I don't have a bf but I work all the time so I don't know how I'd have time for one. I've often thought about how hard it would be for me to have time to see the poor guy if I find a bf. guess I'd have to date an overworked guy.
 
Wow, I didn't realize so many other couples are in the same type of situation! My DH and I hardly see eachother, it's gotten a little better since he switched jobs, but we still have different days off. Before he switched, he worked for an armor car company and worked like 14 hour days 4 days a week, and was always up really early and I left for work before he got home, and he was in bed when I got home. On top of that we are both students, so our free time is spent in class... I am thankful for the upcoming weekend we have together. When you get so little time together you have to cherish what you get!
 
Yes. He was recently promoted, so although now he works M-F all days... he gets up at 4am & gets off work anywhere btwn 2-4pm.

Then he goes to the gym.
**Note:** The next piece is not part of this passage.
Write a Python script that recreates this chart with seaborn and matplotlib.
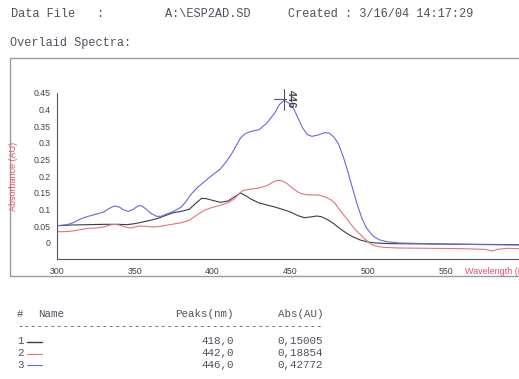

Then he works on projects until he falls asleep usually before 10pm.

Which means I'm lucky if I get to talk to him (we're in an LDR) on his ride to/from home after work or on his way to/from the gym.

Which will be worse about 4 weeks when I start a classroom teacher position. Neither of us will have time.... weekends, you say? Hah!

We'll work it out somehow, but it's gonna suck.
 
I'm in law school, and during the school year I do schoolwork 16-20 hours a day.

Wow. My brother is in law school, and he never has time for ANYTHING. I thought he was exaggerating when he said he always has a ton of work to do, and that he spends most of his time studying, but I guess that's not such an exaggeration at all.
 
I hear ya. My hubby gets up for work at 4:30am and works from 5:30am til 6pm Monday through Friday. When he gets home, he's exhausted, stressed out, and not in the mood to do anything except cuddle with the kids a bit and then veg out in front of the TV. And who can blame him?? He has brutal hours and an even more brutal job. Weekends are even harder since we've got 2 kids (4 and 2) and they are super high energy. I want him to make a career change, and he's finally starting to come around. I can't see any other solution.

I have no advice to give, but I just wanted you to know that I can totally relate!
 
I wish.. My bf is unemployed and too lazy to work. I support him... Luckily I make pretty good money so I don't mind at all...

I work from home and I don't have to work that much (just a few hrs a day at most) so this way we get to spend all day together... both sleep in, go to the beach, etc
 
Yes, I think that Bart is overworked. He has just opened his own business and is trying as hard as he can to get it running as best as he can so he can hire another person to work with him. He's gone a lot on business and is out of the country a lot. He gets up every morning at around 5 and starts writing letters, chatting with clients in other parts of the world, etc. This usually goes on all day until around 10pm, when his clients in the US close. Granted, he does have some free space in between those hours - but it's not much.

He rarely has a free day to relax, and I think he needs it. We try and take some time out for us every once in a while, and make it a point to sit down together at dinner with my mom and just talk.

He just needs to keep doing this for a little bit, once he can hire another person then everything will be much easier!
 
My bf is kind of that way too. He works M-F and when he comes home he likes to nap. Sometimes so long that the window to go out and have a nice dinner has closed. I understand though, he makes good money and takes care of me so I can live with it :smile:

I try to give him his time to sleep, his time with the boys, and I appreciate that he makes as much time as he can for me.